Extracted data entries
--*--

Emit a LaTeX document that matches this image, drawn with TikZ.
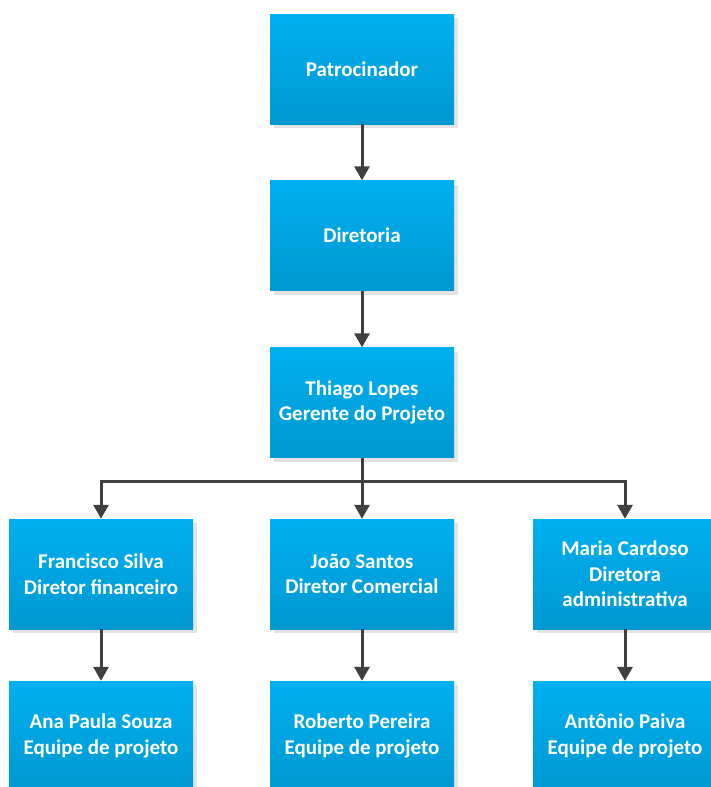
\documentclass[tikz,border=0pt]{standalone}
\usepackage{fontspec}
\setmainfont{Carlito}
\usetikzlibrary{arrows.meta,shadows}
\definecolor{boxtop}{RGB}{0,176,240}
\definecolor{boxbot}{RGB}{0,152,208}
\definecolor{wire}{RGB}{64,64,64}
\tikzset{
  orgbox/.style={rectangle, minimum width=184pt, minimum height=110pt, inner sep=0pt,
    top color=boxtop, bottom color=boxbot, draw=none,
    drop shadow={shadow xshift=4pt, shadow yshift=-4pt, fill=black!11, opacity=1},
    align=center, text=white, font=\fontsize{21}{25.5}\selectfont\bfseries},
  link/.style={draw=wire, line width=3pt, line join=miter,
    -{Triangle[width=15pt,length=14pt]}},
}
\begin{document}
\begin{tikzpicture}[x=1pt,y=-1pt]
\useasboundingbox (0,0) rectangle (710,787);
% top chain
\node[orgbox] (pat) at (362,69) {Patrocinador};
\node[orgbox] (dir) at (362,235.5) {Diretoria};
\node[orgbox] (ger) at (362,402.5) {Thiago Lopes\\Gerente do Projeto};
% directors
\node[orgbox] (fin) at (101,574) {Francisco Silva\\Diretor financeiro};
\node[orgbox] (com) at (362,574) {João Santos\\Diretor Comercial};
\node[orgbox] (adm) at (625,574) {Maria Cardoso\\Diretora\\administrativa};
% teams
\node[orgbox] (ana) at (101,736) {Ana Paula Souza\\Equipe de projeto};
\node[orgbox] (rob) at (362,736) {Roberto Pereira\\Equipe de projeto};
\node[orgbox] (ant) at (625,736) {Antônio Paiva\\Equipe de projeto};
% branch point below the manager
\coordinate (split) at (362,481);
% connectors
\draw[link] (pat) -- (dir);
\draw[link] (dir) -- (ger);
\draw[link] (ger.south) -- (split) -| (fin.north);
\draw[link] (split) -| (adm.north);
\draw[link] (split) -- (com.north);
\draw[link] (fin) -- (ana);
\draw[link] (com) -- (rob);
\draw[link] (adm) -- (ant);
\end{tikzpicture}
\end{document}
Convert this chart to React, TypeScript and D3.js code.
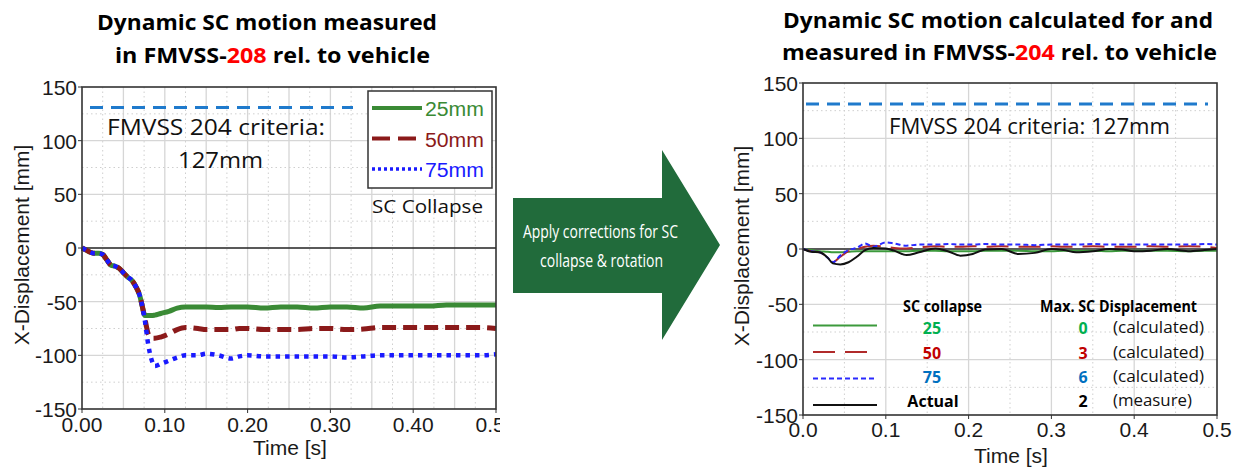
import React from "react";
import * as d3 from "d3";

// ---------- data ----------
// FMVSS-208 measured SC motion (left panel)
const timeLeft = [0, 0.005, 0.01, 0.015, 0.02, 0.025, 0.03, 0.035, 0.04, 0.045, 0.05, 0.055, 0.06, 0.065, 0.07, 0.073,
  0.076, 0.08, 0.084, 0.088, 0.095, 0.105, 0.115, 0.125, 0.14, 0.15, 0.165, 0.18, 0.19, 0.2, 0.22, 0.24, 0.26, 0.28,
  0.3, 0.32, 0.34, 0.36, 0.38, 0.4, 0.42, 0.44, 0.46, 0.48, 0.5];
const collapse25 = [0, -2, -4, -5, -5, -6, -11, -16, -17, -19, -23, -27, -30, -36, -45, -55,
  -63, -63, -63, -62.5, -61, -59, -56, -55, -55, -55, -55.5, -55, -55, -55, -56, -55, -55, -56,
  -55, -55, -56, -54, -54, -54, -54, -53, -53, -53, -53];
const collapse50 = [0, -2, -4, -5, -5, -6, -11, -16, -17, -19, -23, -27, -30, -36, -45, -55,
  -66, -80, -84, -84, -83, -80, -76, -74, -75, -76, -76, -76, -75, -75, -76, -76, -76, -75,
  -75, -76, -75.5, -74, -74, -74, -74, -74, -74, -74, -75];
const collapse75 = [0, -2, -4, -5, -5, -6, -11, -16, -17, -19, -23, -27, -30, -36, -45, -55,
  -68, -90, -104, -110, -108, -105, -102, -100, -100, -98.5, -100, -103, -101, -100, -101, -101, -101, -101,
  -101, -102, -101, -100, -100, -100, -100, -100, -100, -100, -99];

// FMVSS-204 calculated and measured SC motion (right panel)
const timeRight = [0, 0.01, 0.02, 0.03, 0.036, 0.045, 0.055, 0.065, 0.075, 0.085, 0.1, 0.11, 0.125, 0.14, 0.16, 0.175,
  0.19, 0.205, 0.22, 0.24, 0.26, 0.28, 0.3, 0.315, 0.33, 0.35, 0.37, 0.385, 0.4, 0.42, 0.44, 0.465, 0.485, 0.5];
const calc25 = [0, -1, -2, -2.5, -3, -3, -2.5, -2, -2, -2, -2, -2, -2, -1.5, -1.5, -2,
  -2, -2, -1.5, -1.5, -1.5, -2, -2, -1.5, -1.5, -1.5, -2, -1.5, -1.5, -1.5, -1.5, -2, -1.5, -1.5];
const calc50 = [0, -2, -3, -8, -12, -7, -2, 0, 2, 3, 2, 1, 0.5, 1.5, 2.5, 2,
  2, 2.5, 2, 2.5, 2, 2, 2.5, 2, 2, 2.5, 2, 2, 2, 2.5, 2, 2.5, 2, 1];
const calc75 = [0, -2, -3, -8, -12, -6, -1, 1, 5, 2, 6, 5, 3, 4, 4, 4.5,
  4, 4, 4.5, 4, 4, 3.5, 4, 4, 4, 4.5, 4, 4, 4, 4, 4, 4, 4.5, 4];
const actual = [0, -2.5, -3, -8, -13, -14, -12, -7, -1, 1, 0.5, -1.5, -5.5, -3, 0.5, -2,
  -6, -4.5, -0.5, 0, -4.5, -3.5, 0, -1, -3, -2, 0, -0.5, -2, -1.5, 0, -2, -1, 0];

const criteria = 131;
const yTicks = [150, 100, 50, 0, -50, -100, -150];
const xTicks = [0, 0.1, 0.2, 0.3, 0.4, 0.5];

const legendLeft = ["25mm", "50mm", "75mm"];
const legendRightCollapse = ["25", "50", "75", "Actual"];
const legendRightMax = ["0", "3", "6", "2"];
const legendRightNote = ["(calculated)", "(calculated)", "(calculated)", "(measure)"];

// ---------- styles ----------
const AXIS_FONT = "'Liberation Sans', Arial, sans-serif";
const TEXT_FONT = "'Open Sans', 'Noto Sans', sans-serif";

const leftStyles = [
  { color: "#3a8a35", width: 5, dash: null as string | null },
  { color: "#8b1a1a", width: 5, dash: "14,7" },
  { color: "#1a1aff", width: 4.5, dash: "4.5,5" },
];
const rightStyles = [
  { color: "#3c9a3c", width: 2, dash: null as string | null },
  { color: "#b02a2a", width: 2, dash: "22,10" },
  { color: "#2a2aff", width: 2, dash: "5,3" },
  { color: "#111111", width: 2, dash: null as string | null },
];
const legendTextColors = ["#00b050", "#c00000", "#0070c0", "#000000"];

type Series = { values: number[]; color: string; width: number; dash: string | null };

function Panel(props: {
  x0: number; x1: number; y0: number; y1: number;
  times: number[]; series: Series[];
  minorStep: number; majorEvery: number;
  tickFmt: string; tickBaseline: number;
  timeLabelY: number; yLabelX: number;
  critX0: number; critX1: number;
}) {
  const { x0, x1, y0, y1, times, series } = props;
  const x = d3.scaleLinear().domain([0, 0.5]).range([x0, x1]);
  const y = d3.scaleLinear().domain([150, -150]).range([y0, y1]);
  const nMinor = Math.round(0.5 / props.minorStep);
  const vLines = d3.range(1, nMinor).map((i) => ({ t: i * props.minorStep, major: i % props.majorEvery === 0 }));
  const hLines = d3.range(1, 12).map((i) => -150 + i * 25).filter((v) => v !== 0);
  const fmt = d3.format(props.tickFmt);
  const line = (vals: number[]) =>
    d3.line<number>()
      .x((_, i) => x(times[i]))
      .y((v) => y(v))
      .curve(d3.curveMonotoneX)(vals) || "";

  return (
    <g>
      <rect x={x0} y={y0} width={x1 - x0} height={y1 - y0} fill="#ffffff" />
      {vLines.map((g, i) => (
        <line key={"v" + i} x1={x(g.t)} x2={x(g.t)} y1={y0} y2={y1}
          stroke={g.major ? "#d6d6d6" : "#cfcfcf"} strokeWidth={g.major ? 1.3 : 1}
          strokeDasharray={g.major ? undefined : "1.5,3"} />
      ))}
      {hLines.map((v, i) => (
        <line key={"h" + i} x1={x0} x2={x1} y1={y(v)} y2={y(v)}
          stroke={v % 50 === 0 ? "#d6d6d6" : "#cfcfcf"} strokeWidth={v % 50 === 0 ? 1.3 : 1}
          strokeDasharray={v % 50 === 0 ? undefined : "1.5,3"} />
      ))}
      <line x1={x0} x2={x1} y1={y(0)} y2={y(0)} stroke="#222" strokeWidth={1.3} />
      <line x1={props.critX0} x2={props.critX1} y1={y(criteria)} y2={y(criteria)}
        stroke="#1f7acc" strokeWidth={3} strokeDasharray="13,8" />
      {series.map((s, i) => (
        <path key={"s" + i} d={line(s.values)} fill="none" stroke={s.color} strokeWidth={s.width}
          strokeDasharray={s.dash || undefined} strokeLinejoin="round" />
      ))}
      <rect x={x0} y={y0} width={x1 - x0} height={y1 - y0} fill="none" stroke="#333" strokeWidth={1.6} />
      {yTicks.map((v) => (
        <g key={"yt" + v}>
          <line x1={x0 - 4} x2={x0} y1={y(v)} y2={y(v)} stroke="#333" strokeWidth={1} />
          <text x={x0 - 5} y={y(v) + 8} textAnchor="end" fontFamily={AXIS_FONT} fontSize={21} fill="#1a1a1a">{v}</text>
        </g>
      ))}
      {xTicks.map((t) => (
        <g key={"xt" + t}>
          <line x1={x(t)} x2={x(t)} y1={y1} y2={y1 + 4} stroke="#333" strokeWidth={1} />
          <text x={x(t)} y={props.tickBaseline} textAnchor="middle" fontFamily={AXIS_FONT} fontSize={21} fill="#1a1a1a">{fmt(t)}</text>
        </g>
      ))}
      <text x={(x0 + x1) / 2 + 1} y={props.timeLabelY} textAnchor="middle" fontFamily={AXIS_FONT} fontSize={21} fill="#1a1a1a">Time [s]</text>
      <text transform={`translate(${props.yLabelX},${(y0 + y1) / 2 - 3}) rotate(-90)`} textAnchor="middle"
        fontFamily={AXIS_FONT} fontSize={21} fill="#1a1a1a">X-Displacement [mm]</text>
    </g>
  );
}

export default function App() {
  const leftSeries: Series[] = [collapse25, collapse50, collapse75].map((values, i) => ({ values, ...leftStyles[i] }));
  const rightSeries: Series[] = [calc25, calc50, calc75, actual].map((values, i) => ({ values, ...rightStyles[i] }));
  const leftRowsY = [108, 138.5, 169];
  const rightRowsY = [325.5, 352, 378.5, 405];
  const rightTextY = [334, 359, 383, 407];

  return (
    <div style={{ position: "absolute", left: 0, top: 0 }}>
      <svg width={1238} height={469} style={{ display: "block", background: "#ffffff" }}>
        <defs>
          <clipPath id="left-panel-clip">
            <rect x={0} y={0} width={500} height={469} />
          </clipPath>
        </defs>

        {/* titles */}
        <g fontFamily={TEXT_FONT} fontWeight={700} fontSize={21.5} fill="#000">
          <text x={267} y={30} textAnchor="middle" textLength={340} lengthAdjust="spacingAndGlyphs">Dynamic SC motion measured</text>
          <text x={272.5} y={63} textAnchor="middle" textLength={315} lengthAdjust="spacingAndGlyphs">
            in FMVSS-<tspan fill="#ff0000">208</tspan> rel. to vehicle
          </text>
          <text x={998} y={28} textAnchor="middle" textLength={430} lengthAdjust="spacingAndGlyphs">Dynamic SC motion calculated for and</text>
          <text x={999.5} y={60} textAnchor="middle" textLength={435} lengthAdjust="spacingAndGlyphs">
            measured in FMVSS-<tspan fill="#ff0000">204</tspan> rel. to vehicle
          </text>
        </g>

        {/* left panel */}
        <g clipPath="url(#left-panel-clip)">
          <Panel x0={82} x1={496} y0={87} y1={409} times={timeLeft} series={leftSeries}
            minorStep={0.025} majorEvery={2} tickFmt=".2f" tickBaseline={432} timeLabelY={455} yLabelX={29}
            critX0={90} critX1={353} />
          <g fontFamily={TEXT_FONT} fontSize={21} fill="#111">
            <text x={107} y={135} textLength={218} lengthAdjust="spacingAndGlyphs">FMVSS 204 criteria:</text>
            <text x={178} y={168} textLength={85} lengthAdjust="spacingAndGlyphs">127mm</text>
          </g>
          <rect x={368} y={91} width={124} height={97} fill="#ffffff" stroke="#333" strokeWidth={1.5} />
          {legendLeft.map((lab, i) => (
            <g key={lab}>
              <line x1={372} x2={422} y1={leftRowsY[i]} y2={leftRowsY[i]} stroke={leftStyles[i].color}
                strokeWidth={i === 2 ? 3.5 : 4} strokeDasharray={i === 1 ? "18,8" : i === 2 ? "3,3" : undefined} />
              <text x={425} y={leftRowsY[i] + 8} fontFamily={AXIS_FONT} fontSize={20} fill={leftStyles[i].color}
                textLength={59} lengthAdjust="spacingAndGlyphs">{lab}</text>
            </g>
          ))}
          <text x={372} y={213} fontFamily={TEXT_FONT} fontSize={18} fill="#111" textLength={111} lengthAdjust="spacingAndGlyphs">SC Collapse</text>
        </g>

        {/* arrow */}
        <polygon points="513,198 662,198 662,150 720,245 662,340 662,293 513,293" fill="#216b3b" />
        <g fontFamily={TEXT_FONT} fontSize={18} fill="#ffffff" textAnchor="middle">
          <text x={600.5} y={238} textLength={155} lengthAdjust="spacingAndGlyphs">Apply corrections for SC</text>
          <text x={601.5} y={267} textLength={123} lengthAdjust="spacingAndGlyphs">collapse &amp; rotation</text>
        </g>

        {/* right panel */}
        <Panel x0={803} x1={1217} y0={83} y1={415} times={timeRight} series={rightSeries}
          minorStep={0.05} majorEvery={2} tickFmt=".1f" tickBaseline={437} timeLabelY={463} yLabelX={749}
          critX0={806} critX1={1208} />
        <text x={889} y={134} fontFamily={TEXT_FONT} fontSize={21} fill="#111" textLength={281} lengthAdjust="spacingAndGlyphs">FMVSS 204 criteria: 127mm</text>

        <g fontFamily={TEXT_FONT} fontSize={16}>
          <text x={903} y={312} fontWeight={700} fill="#000" textLength={79} lengthAdjust="spacingAndGlyphs">SC collapse</text>
          <text x={1040} y={312} fontWeight={700} fill="#000" textLength={157} lengthAdjust="spacingAndGlyphs">Max. SC Displacement</text>
          {legendRightCollapse.map((lab, i) => (
            <g key={"rl" + i}>
              <line x1={813} x2={877} y1={rightRowsY[i]} y2={rightRowsY[i]} stroke={rightStyles[i].color}
                strokeWidth={2} strokeDasharray={rightStyles[i].dash || undefined} />
              <text x={i === 3 ? 933 : 932} y={rightTextY[i]} textAnchor="middle" fontWeight={700} fill={legendTextColors[i]}>{lab}</text>
              <text x={1083} y={rightTextY[i]} textAnchor="middle" fontWeight={700} fill={legendTextColors[i]}>{legendRightMax[i]}</text>
              <text x={1113} y={rightTextY[i] - 1} fill="#111" textLength={i === 3 ? 79 : 91} lengthAdjust="spacingAndGlyphs">{legendRightNote[i]}</text>
            </g>
          ))}
        </g>
      </svg>
    </div>
  );
}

--*--

■ **GIVEN INSTRUCTION**: Starting at the line containing "Convert this chart" and ending at the line containing "-100, -100, -99];", copy those lines exactly, both included, and nothing more. Leave out any picture.

■ **ANSWER TO THE PROBLEM**:
Convert this chart to React, TypeScript and D3.js code.
import React from "react";
import * as d3 from "d3";

// ---------- data ----------
// FMVSS-208 measured SC motion (left panel)
const timeLeft = [0, 0.005, 0.01, 0.015, 0.02, 0.025, 0.03, 0.035, 0.04, 0.045, 0.05, 0.055, 0.06, 0.065, 0.07, 0.073,
  0.076, 0.08, 0.084, 0.088, 0.095, 0.105, 0.115, 0.125, 0.14, 0.15, 0.165, 0.18, 0.19, 0.2, 0.22, 0.24, 0.26, 0.28,
  0.3, 0.32, 0.34, 0.36, 0.38, 0.4, 0.42, 0.44, 0.46, 0.48, 0.5];
const collapse25 = [0, -2, -4, -5, -5, -6, -11, -16, -17, -19, -23, -27, -30, -36, -45, -55,
  -63, -63, -63, -62.5, -61, -59, -56, -55, -55, -55, -55.5, -55, -55, -55, -56, -55, -55, -56,
  -55, -55, -56, -54, -54, -54, -54, -53, -53, -53, -53];
const collapse50 = [0, -2, -4, -5, -5, -6, -11, -16, -17, -19, -23, -27, -30, -36, -45, -55,
  -66, -80, -84, -84, -83, -80, -76, -74, -75, -76, -76, -76, -75, -75, -76, -76, -76, -75,
  -75, -76, -75.5, -74, -74, -74, -74, -74, -74, -74, -75];
const collapse75 = [0, -2, -4, -5, -5, -6, -11, -16, -17, -19, -23, -27, -30, -36, -45, -55,
  -68, -90, -104, -110, -108, -105, -102, -100, -100, -98.5, -100, -103, -101, -100, -101, -101, -101, -101,
  -101, -102, -101, -100, -100, -100, -100, -100, -100, -100, -99];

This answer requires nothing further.